=== Material for this exercise ===
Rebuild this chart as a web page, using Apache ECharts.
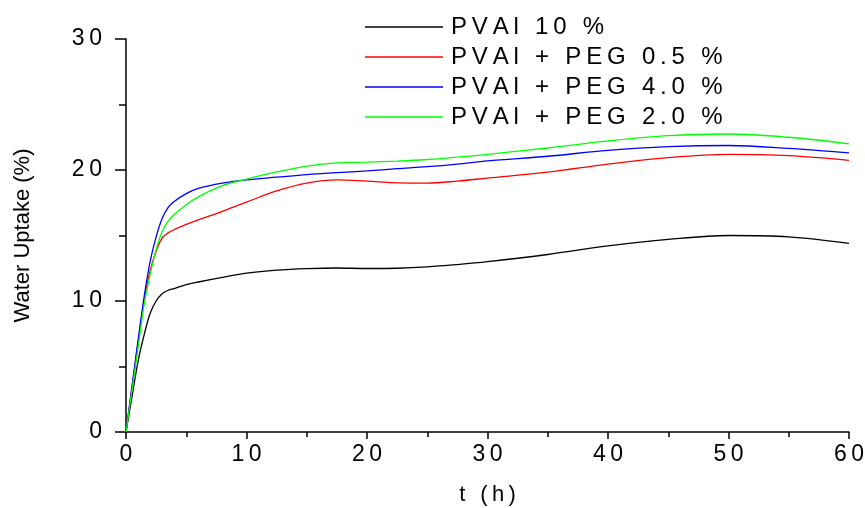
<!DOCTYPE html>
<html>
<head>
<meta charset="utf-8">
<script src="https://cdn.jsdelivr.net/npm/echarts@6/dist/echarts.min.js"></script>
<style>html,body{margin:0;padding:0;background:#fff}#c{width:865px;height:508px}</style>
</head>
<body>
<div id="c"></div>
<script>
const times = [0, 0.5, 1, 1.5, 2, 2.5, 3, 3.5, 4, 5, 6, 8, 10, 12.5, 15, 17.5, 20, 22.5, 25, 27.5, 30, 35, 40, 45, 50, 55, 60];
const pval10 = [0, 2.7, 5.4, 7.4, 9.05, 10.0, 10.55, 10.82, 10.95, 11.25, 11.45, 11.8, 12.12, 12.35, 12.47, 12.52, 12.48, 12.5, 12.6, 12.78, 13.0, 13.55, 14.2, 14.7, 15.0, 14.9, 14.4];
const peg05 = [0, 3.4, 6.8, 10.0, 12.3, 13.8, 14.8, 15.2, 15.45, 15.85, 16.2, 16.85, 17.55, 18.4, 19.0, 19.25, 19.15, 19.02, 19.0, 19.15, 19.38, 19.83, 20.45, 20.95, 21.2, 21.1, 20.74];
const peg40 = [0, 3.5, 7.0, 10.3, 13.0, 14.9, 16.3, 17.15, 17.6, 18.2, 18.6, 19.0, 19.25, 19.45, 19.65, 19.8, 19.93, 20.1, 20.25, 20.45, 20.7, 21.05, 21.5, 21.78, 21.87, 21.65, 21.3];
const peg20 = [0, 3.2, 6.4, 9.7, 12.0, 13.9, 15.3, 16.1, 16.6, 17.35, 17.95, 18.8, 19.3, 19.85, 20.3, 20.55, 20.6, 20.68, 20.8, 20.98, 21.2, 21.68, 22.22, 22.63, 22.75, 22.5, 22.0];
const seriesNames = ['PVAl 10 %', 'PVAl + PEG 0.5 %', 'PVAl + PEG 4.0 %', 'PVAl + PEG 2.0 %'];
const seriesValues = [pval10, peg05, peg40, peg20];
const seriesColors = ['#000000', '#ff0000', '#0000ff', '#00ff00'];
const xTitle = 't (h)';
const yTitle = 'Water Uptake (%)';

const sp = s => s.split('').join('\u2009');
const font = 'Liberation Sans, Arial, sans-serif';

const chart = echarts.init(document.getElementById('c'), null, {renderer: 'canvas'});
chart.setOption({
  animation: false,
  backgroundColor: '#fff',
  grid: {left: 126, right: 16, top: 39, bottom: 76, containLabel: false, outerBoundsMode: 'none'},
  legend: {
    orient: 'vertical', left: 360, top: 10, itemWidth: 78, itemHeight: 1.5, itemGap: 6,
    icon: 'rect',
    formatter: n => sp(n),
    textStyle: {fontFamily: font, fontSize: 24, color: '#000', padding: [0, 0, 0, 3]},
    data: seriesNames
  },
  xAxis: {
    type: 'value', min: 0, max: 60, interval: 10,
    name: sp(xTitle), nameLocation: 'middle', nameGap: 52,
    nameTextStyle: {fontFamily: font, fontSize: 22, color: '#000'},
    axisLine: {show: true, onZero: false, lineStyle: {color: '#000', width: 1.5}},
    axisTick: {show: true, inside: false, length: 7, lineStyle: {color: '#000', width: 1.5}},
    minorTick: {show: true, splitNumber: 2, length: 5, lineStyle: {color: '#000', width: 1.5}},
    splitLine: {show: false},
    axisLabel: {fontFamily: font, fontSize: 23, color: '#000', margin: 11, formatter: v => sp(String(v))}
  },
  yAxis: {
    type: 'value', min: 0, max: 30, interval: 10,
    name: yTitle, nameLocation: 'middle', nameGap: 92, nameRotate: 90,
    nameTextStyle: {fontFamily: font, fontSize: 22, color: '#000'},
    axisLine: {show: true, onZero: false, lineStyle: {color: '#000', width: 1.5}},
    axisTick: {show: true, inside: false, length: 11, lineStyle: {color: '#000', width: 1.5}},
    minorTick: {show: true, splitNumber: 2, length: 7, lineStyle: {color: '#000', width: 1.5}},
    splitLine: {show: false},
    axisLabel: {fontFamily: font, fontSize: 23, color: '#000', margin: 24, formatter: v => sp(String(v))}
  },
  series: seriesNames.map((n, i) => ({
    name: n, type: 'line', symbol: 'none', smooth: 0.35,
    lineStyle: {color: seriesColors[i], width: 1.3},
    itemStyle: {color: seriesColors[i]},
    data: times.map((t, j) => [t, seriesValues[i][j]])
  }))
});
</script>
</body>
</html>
===
=== Material for this exercise ===
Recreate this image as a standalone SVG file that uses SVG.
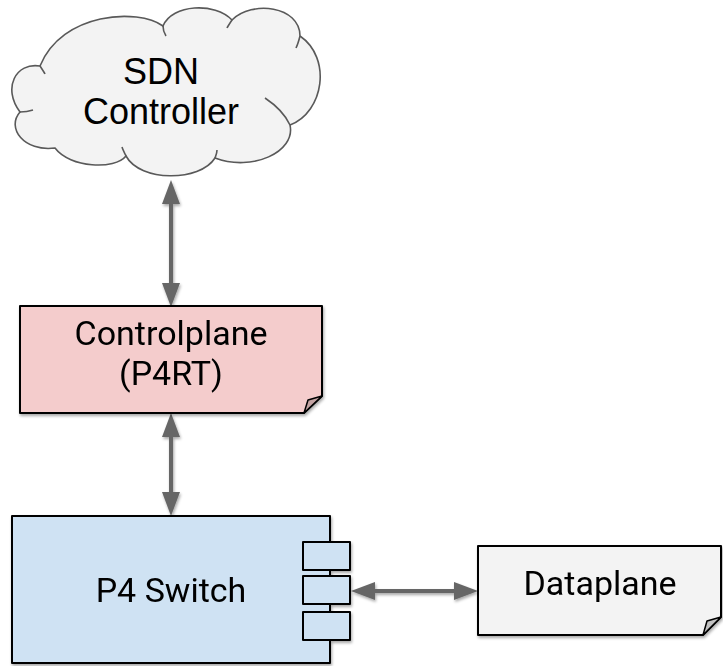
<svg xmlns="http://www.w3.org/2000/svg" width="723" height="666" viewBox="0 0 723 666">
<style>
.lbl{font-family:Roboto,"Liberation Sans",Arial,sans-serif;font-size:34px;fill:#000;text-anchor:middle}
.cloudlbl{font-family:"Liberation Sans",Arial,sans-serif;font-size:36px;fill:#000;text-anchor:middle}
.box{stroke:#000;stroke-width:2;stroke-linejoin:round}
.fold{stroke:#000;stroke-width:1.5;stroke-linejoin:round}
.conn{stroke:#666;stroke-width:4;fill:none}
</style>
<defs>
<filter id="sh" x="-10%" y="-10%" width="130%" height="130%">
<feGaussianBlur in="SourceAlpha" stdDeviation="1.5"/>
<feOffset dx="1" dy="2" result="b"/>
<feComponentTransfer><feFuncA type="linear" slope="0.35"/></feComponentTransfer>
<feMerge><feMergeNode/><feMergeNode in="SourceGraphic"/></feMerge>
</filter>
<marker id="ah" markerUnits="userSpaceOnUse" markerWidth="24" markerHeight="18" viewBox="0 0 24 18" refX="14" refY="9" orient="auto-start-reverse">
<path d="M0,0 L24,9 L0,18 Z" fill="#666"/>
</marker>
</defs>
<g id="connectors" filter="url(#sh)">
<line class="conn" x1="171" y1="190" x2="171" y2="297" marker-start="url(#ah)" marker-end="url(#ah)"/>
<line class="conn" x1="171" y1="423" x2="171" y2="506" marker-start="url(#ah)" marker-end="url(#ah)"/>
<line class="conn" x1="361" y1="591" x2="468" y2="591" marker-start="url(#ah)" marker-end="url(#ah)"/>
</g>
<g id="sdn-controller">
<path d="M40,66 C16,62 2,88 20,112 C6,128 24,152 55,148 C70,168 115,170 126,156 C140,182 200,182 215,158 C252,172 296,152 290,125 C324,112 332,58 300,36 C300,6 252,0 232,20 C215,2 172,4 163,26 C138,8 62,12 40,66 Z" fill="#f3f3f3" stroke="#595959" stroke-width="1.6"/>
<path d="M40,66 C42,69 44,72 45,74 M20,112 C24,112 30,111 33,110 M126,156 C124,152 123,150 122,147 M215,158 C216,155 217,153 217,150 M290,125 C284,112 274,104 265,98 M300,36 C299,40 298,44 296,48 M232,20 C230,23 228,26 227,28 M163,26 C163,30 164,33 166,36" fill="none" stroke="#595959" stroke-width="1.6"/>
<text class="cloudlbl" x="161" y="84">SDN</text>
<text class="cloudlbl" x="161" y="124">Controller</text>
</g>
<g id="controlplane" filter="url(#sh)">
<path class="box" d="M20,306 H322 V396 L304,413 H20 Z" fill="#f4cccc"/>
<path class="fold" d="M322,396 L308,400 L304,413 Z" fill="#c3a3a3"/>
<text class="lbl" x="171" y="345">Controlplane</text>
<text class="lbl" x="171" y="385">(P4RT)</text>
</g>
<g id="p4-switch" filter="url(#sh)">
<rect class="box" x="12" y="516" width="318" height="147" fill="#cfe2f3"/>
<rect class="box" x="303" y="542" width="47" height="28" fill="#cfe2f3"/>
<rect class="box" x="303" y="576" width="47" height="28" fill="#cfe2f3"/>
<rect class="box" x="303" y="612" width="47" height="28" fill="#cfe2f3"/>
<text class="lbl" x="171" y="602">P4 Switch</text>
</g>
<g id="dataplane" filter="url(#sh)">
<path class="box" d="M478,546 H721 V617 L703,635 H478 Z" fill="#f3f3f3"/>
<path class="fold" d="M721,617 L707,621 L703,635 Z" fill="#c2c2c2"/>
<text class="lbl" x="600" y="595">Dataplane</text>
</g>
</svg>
===
[Exercise instructions]:
With the pictures removed from your copy, retype the lines above from the one that contains "Rebuild this chart" through the one that contains "const font = 'Liberation", exactly.

[Finished task]:
Rebuild this chart as a web page, using Apache ECharts.
<!DOCTYPE html>
<html>
<head>
<meta charset="utf-8">
<script src="https://cdn.jsdelivr.net/npm/echarts@6/dist/echarts.min.js"></script>
<style>html,body{margin:0;padding:0;background:#fff}#c{width:865px;height:508px}</style>
</head>
<body>
<div id="c"></div>
<script>
const times = [0, 0.5, 1, 1.5, 2, 2.5, 3, 3.5, 4, 5, 6, 8, 10, 12.5, 15, 17.5, 20, 22.5, 25, 27.5, 30, 35, 40, 45, 50, 55, 60];
const pval10 = [0, 2.7, 5.4, 7.4, 9.05, 10.0, 10.55, 10.82, 10.95, 11.25, 11.45, 11.8, 12.12, 12.35, 12.47, 12.52, 12.48, 12.5, 12.6, 12.78, 13.0, 13.55, 14.2, 14.7, 15.0, 14.9, 14.4];
const peg05 = [0, 3.4, 6.8, 10.0, 12.3, 13.8, 14.8, 15.2, 15.45, 15.85, 16.2, 16.85, 17.55, 18.4, 19.0, 19.25, 19.15, 19.02, 19.0, 19.15, 19.38, 19.83, 20.45, 20.95, 21.2, 21.1, 20.74];
const peg40 = [0, 3.5, 7.0, 10.3, 13.0, 14.9, 16.3, 17.15, 17.6, 18.2, 18.6, 19.0, 19.25, 19.45, 19.65, 19.8, 19.93, 20.1, 20.25, 20.45, 20.7, 21.05, 21.5, 21.78, 21.87, 21.65, 21.3];
const peg20 = [0, 3.2, 6.4, 9.7, 12.0, 13.9, 15.3, 16.1, 16.6, 17.35, 17.95, 18.8, 19.3, 19.85, 20.3, 20.55, 20.6, 20.68, 20.8, 20.98, 21.2, 21.68, 22.22, 22.63, 22.75, 22.5, 22.0];
const seriesNames = ['PVAl 10 %', 'PVAl + PEG 0.5 %', 'PVAl + PEG 4.0 %', 'PVAl + PEG 2.0 %'];
const seriesValues = [pval10, peg05, peg40, peg20];
const seriesColors = ['#000000', '#ff0000', '#0000ff', '#00ff00'];
const xTitle = 't (h)';
const yTitle = 'Water Uptake (%)';

const sp = s => s.split('').join('\u2009');
const font = 'Liberation Sans, Arial, sans-serif';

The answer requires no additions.